◆ TASK DETAILS ◆
Restate each of the lines below word for word and drop every picture.
-.-.-
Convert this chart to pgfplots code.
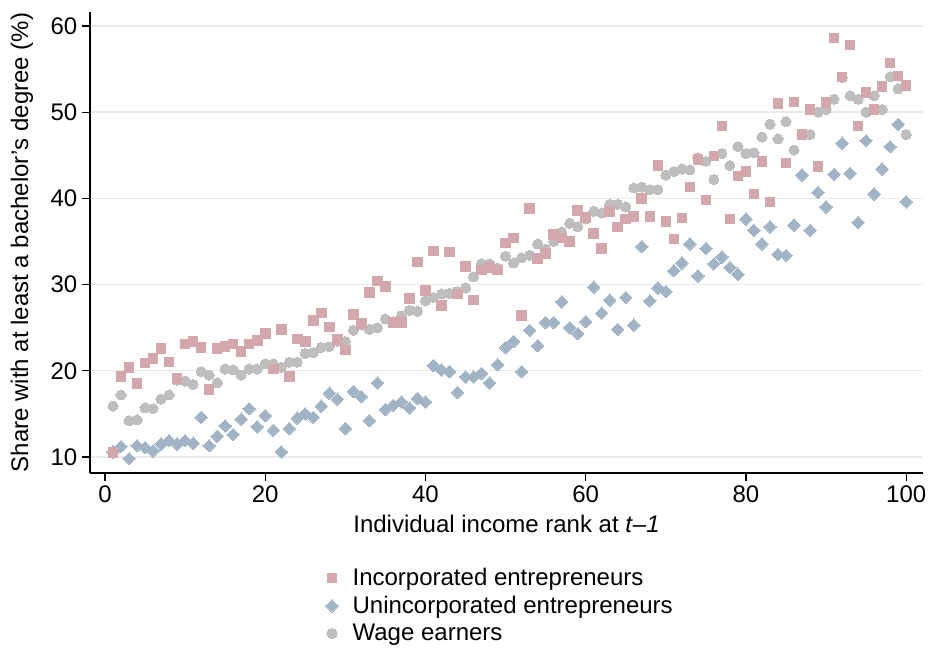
\documentclass[border=0pt]{standalone}
\usepackage{fontspec}
\setmainfont{Liberation Sans}
\usepackage{pgfplots}
\usepackage{pgfplotstable}
\pgfplotsset{compat=1.18}

\definecolor{incc}{RGB}{211,167,172}
\definecolor{uncc}{RGB}{160,180,198}
\definecolor{wagec}{RGB}{190,190,190}
\definecolor{gridc}{RGB}{234,234,234}

% rank, incorporated, unincorporated, wage earners (share with BA, %)
\pgfplotstableread{
rank inc uninc wage
1 10.5 10.6 15.9
2 19.3 11.2 17.2
3 20.4 9.8 14.2
4 18.5 11.3 14.3
5 20.9 11.1 15.7
6 21.4 10.7 15.6
7 22.6 11.5 16.7
8 21.0 11.9 17.2
9 19.1 11.5 18.9
10 23.1 11.9 18.8
11 23.4 11.6 18.4
12 22.7 14.6 19.9
13 17.8 11.3 19.5
14 22.6 12.4 18.6
15 22.8 13.6 20.2
16 23.1 12.6 20.1
17 22.2 14.4 19.5
18 23.1 15.6 20.2
19 23.5 13.5 20.2
20 24.3 14.8 20.8
21 20.2 13.1 20.8
22 24.8 10.6 20.4
23 19.3 13.3 21.0
24 23.7 14.5 21.0
25 23.4 15.0 22.0
26 25.8 14.6 22.1
27 26.7 15.9 22.7
28 25.1 17.4 22.8
29 23.6 16.7 23.4
30 22.4 13.3 23.4
31 26.5 17.6 24.7
32 25.5 17.0 25.3
33 29.1 14.2 24.8
34 30.4 18.6 25.0
35 29.8 15.5 26.0
36 25.6 16.0 25.7
37 25.6 16.4 26.4
38 28.4 15.7 27.0
39 32.6 16.8 26.9
40 29.3 16.4 28.1
41 33.9 20.6 28.5
42 27.6 20.1 28.9
43 33.8 19.9 29.0
44 28.9 17.5 29.2
45 32.1 19.3 29.6
46 28.2 19.3 30.9
47 31.7 19.7 32.4
48 32.0 18.6 32.4
49 31.7 20.7 31.9
50 34.8 22.7 33.3
51 35.4 23.4 32.5
52 26.4 19.9 33.1
53 38.8 24.7 33.4
54 33.0 22.9 34.7
55 33.6 25.6 34.1
56 35.8 25.6 35.0
57 35.4 28.0 36.1
58 35.0 25.0 37.1
59 38.6 24.3 36.7
60 37.8 25.7 37.6
61 35.9 29.7 38.5
62 34.2 26.7 38.3
63 38.5 28.2 39.3
64 36.7 24.8 39.3
65 37.6 28.5 39.0
66 37.9 25.3 41.2
67 40.0 34.4 41.3
68 37.9 28.1 41.0
69 43.8 29.6 41.0
70 37.3 29.2 42.7
71 35.3 31.6 43.1
72 37.7 32.5 43.4
73 41.3 34.7 43.3
74 44.5 31.0 44.7
75 39.8 34.2 44.3
76 44.9 32.4 42.2
77 48.4 33.2 45.2
78 37.6 32.0 43.8
79 42.6 31.2 46.0
80 43.1 37.6 45.2
81 40.5 36.3 45.3
82 44.3 34.7 47.1
83 39.6 36.7 48.6
84 51.0 33.5 46.9
85 44.1 33.4 48.9
86 51.2 36.9 45.6
87 47.4 42.7 47.4
88 50.3 36.3 47.4
89 43.7 40.7 50.0
90 51.1 39.0 50.3
91 58.6 42.8 51.5
92 54.1 46.4 54.0
93 57.8 42.9 51.9
94 48.4 37.2 51.5
95 52.3 46.7 50.0
96 50.3 40.5 51.9
97 53.0 43.4 50.3
98 55.7 46.0 54.1
99 54.2 48.6 52.7
100 53.1 39.6 47.4
}\ranks

\newcommand{\fs}{\fontsize{18}{21.6}\selectfont}

\begin{document}
\begin{tikzpicture}
\useasboundingbox (-67.5pt,-131.25pt) rectangle (630pt,354.75pt);
\begin{axis}[
  at={(0,0)}, anchor=south west,
  scale only axis, width=624.75pt, height=345.75pt,
  xmin=-1.87, xmax=102.1, ymin=8.14, ymax=61.62,
  axis x line*=bottom, axis y line*=left,
  axis line style={line width=0.9pt, black},
  xtick={0,20,...,100}, ytick={10,20,...,60},
  tick align=outside, major tick length=6pt,
  tick style={line width=0.9pt, black},
  ymajorgrids, grid style={gridc, line width=1.1pt},
  ticklabel style={font=\fs},
  /pgf/number format/assume math mode=true,
  xlabel={Individual income rank at \textit{t}\textit{–1}},
  ylabel={Share with at least a bachelor’s degree (\%)},
  label style={font=\fs},
  xlabel style={at={(axis description cs:0.5,-0.111)}, anchor=center},
  ylabel style={at={(axis description cs:-0.0816,0.5)}, anchor=center, rotate=0},
  reverse legend,
  legend cell align=left,
  legend style={draw=none, fill=none, font=\fs,
    at={(axis description cs:0.278,-0.196)}, anchor=north west,
    row sep=3.4pt, column sep=3.75pt,
    nodes={inner xsep=7pt, inner ysep=1.5pt}},
]
\addplot[only marks, mark=*, mark size=3.8pt,
  mark options={fill=wagec, draw=wagec, line width=0pt}]
  table[x=rank, y=wage] {\ranks};
\addlegendentry{Wage earners}
\addplot[only marks, mark=square*, mark size=3.3pt,
  mark options={fill=uncc, draw=uncc, line width=0pt, rotate=45}]
  table[x=rank, y=uninc] {\ranks};
\addlegendentry{Unincorporated entrepreneurs}
\addplot[only marks, mark=square*, mark size=3.6pt,
  mark options={fill=incc, draw=incc, line width=0pt}]
  table[x=rank, y=inc] {\ranks};
\addlegendentry{Incorporated entrepreneurs}
\end{axis}
\end{tikzpicture}
\end{document}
-.-.-
◆ OUTPUT ◆
Convert this chart to pgfplots code.
\documentclass[border=0pt]{standalone}
\usepackage{fontspec}
\setmainfont{Liberation Sans}
\usepackage{pgfplots}
\usepackage{pgfplotstable}
\pgfplotsset{compat=1.18}

\definecolor{incc}{RGB}{211,167,172}
\definecolor{uncc}{RGB}{160,180,198}
\definecolor{wagec}{RGB}{190,190,190}
\definecolor{gridc}{RGB}{234,234,234}

% rank, incorporated, unincorporated, wage earners (share with BA, %)
\pgfplotstableread{
rank inc uninc wage
1 10.5 10.6 15.9
2 19.3 11.2 17.2
3 20.4 9.8 14.2
4 18.5 11.3 14.3
5 20.9 11.1 15.7
6 21.4 10.7 15.6
7 22.6 11.5 16.7
8 21.0 11.9 17.2
9 19.1 11.5 18.9
10 23.1 11.9 18.8
11 23.4 11.6 18.4
12 22.7 14.6 19.9
13 17.8 11.3 19.5
14 22.6 12.4 18.6
15 22.8 13.6 20.2
16 23.1 12.6 20.1
17 22.2 14.4 19.5
18 23.1 15.6 20.2
19 23.5 13.5 20.2
20 24.3 14.8 20.8
21 20.2 13.1 20.8
22 24.8 10.6 20.4
23 19.3 13.3 21.0
24 23.7 14.5 21.0
25 23.4 15.0 22.0
26 25.8 14.6 22.1
27 26.7 15.9 22.7
28 25.1 17.4 22.8
29 23.6 16.7 23.4
30 22.4 13.3 23.4
31 26.5 17.6 24.7
32 25.5 17.0 25.3
33 29.1 14.2 24.8
34 30.4 18.6 25.0
35 29.8 15.5 26.0
36 25.6 16.0 25.7
37 25.6 16.4 26.4
38 28.4 15.7 27.0
39 32.6 16.8 26.9
40 29.3 16.4 28.1
41 33.9 20.6 28.5
42 27.6 20.1 28.9
43 33.8 19.9 29.0
44 28.9 17.5 29.2
45 32.1 19.3 29.6
46 28.2 19.3 30.9
47 31.7 19.7 32.4
48 32.0 18.6 32.4
49 31.7 20.7 31.9
50 34.8 22.7 33.3
51 35.4 23.4 32.5
52 26.4 19.9 33.1
53 38.8 24.7 33.4
54 33.0 22.9 34.7
55 33.6 25.6 34.1
56 35.8 25.6 35.0
57 35.4 28.0 36.1
58 35.0 25.0 37.1
59 38.6 24.3 36.7
60 37.8 25.7 37.6
61 35.9 29.7 38.5
62 34.2 26.7 38.3
63 38.5 28.2 39.3
64 36.7 24.8 39.3
65 37.6 28.5 39.0
66 37.9 25.3 41.2
67 40.0 34.4 41.3
68 37.9 28.1 41.0
69 43.8 29.6 41.0
70 37.3 29.2 42.7
71 35.3 31.6 43.1
72 37.7 32.5 43.4
73 41.3 34.7 43.3
74 44.5 31.0 44.7
75 39.8 34.2 44.3
76 44.9 32.4 42.2
77 48.4 33.2 45.2
78 37.6 32.0 43.8
79 42.6 31.2 46.0
80 43.1 37.6 45.2
81 40.5 36.3 45.3
82 44.3 34.7 47.1
83 39.6 36.7 48.6
84 51.0 33.5 46.9
85 44.1 33.4 48.9
86 51.2 36.9 45.6
87 47.4 42.7 47.4
88 50.3 36.3 47.4
89 43.7 40.7 50.0
90 51.1 39.0 50.3
91 58.6 42.8 51.5
92 54.1 46.4 54.0
93 57.8 42.9 51.9
94 48.4 37.2 51.5
95 52.3 46.7 50.0
96 50.3 40.5 51.9
97 53.0 43.4 50.3
98 55.7 46.0 54.1
99 54.2 48.6 52.7
100 53.1 39.6 47.4
}\ranks

\newcommand{\fs}{\fontsize{18}{21.6}\selectfont}

\begin{document}
\begin{tikzpicture}
\useasboundingbox (-67.5pt,-131.25pt) rectangle (630pt,354.75pt);
\begin{axis}[
  at={(0,0)}, anchor=south west,
  scale only axis, width=624.75pt, height=345.75pt,
  xmin=-1.87, xmax=102.1, ymin=8.14, ymax=61.62,
  axis x line*=bottom, axis y line*=left,
  axis line style={line width=0.9pt, black},
  xtick={0,20,...,100}, ytick={10,20,...,60},
  tick align=outside, major tick length=6pt,
  tick style={line width=0.9pt, black},
  ymajorgrids, grid style={gridc, line width=1.1pt},
  ticklabel style={font=\fs},
  /pgf/number format/assume math mode=true,
  xlabel={Individual income rank at \textit{t}\textit{–1}},
  ylabel={Share with at least a bachelor’s degree (\%)},
  label style={font=\fs},
  xlabel style={at={(axis description cs:0.5,-0.111)}, anchor=center},
  ylabel style={at={(axis description cs:-0.0816,0.5)}, anchor=center, rotate=0},
  reverse legend,
  legend cell align=left,
  legend style={draw=none, fill=none, font=\fs,
    at={(axis description cs:0.278,-0.196)}, anchor=north west,
    row sep=3.4pt, column sep=3.75pt,
    nodes={inner xsep=7pt, inner ysep=1.5pt}},
]
\addplot[only marks, mark=*, mark size=3.8pt,
  mark options={fill=wagec, draw=wagec, line width=0pt}]
  table[x=rank, y=wage] {\ranks};
\addlegendentry{Wage earners}
\addplot[only marks, mark=square*, mark size=3.3pt,
  mark options={fill=uncc, draw=uncc, line width=0pt, rotate=45}]
  table[x=rank, y=uninc] {\ranks};
\addlegendentry{Unincorporated entrepreneurs}
\addplot[only marks, mark=square*, mark size=3.6pt,
  mark options={fill=incc, draw=incc, line width=0pt}]
  table[x=rank, y=inc] {\ranks};
\addlegendentry{Incorporated entrepreneurs}
\end{axis}
\end{tikzpicture}
\end{document}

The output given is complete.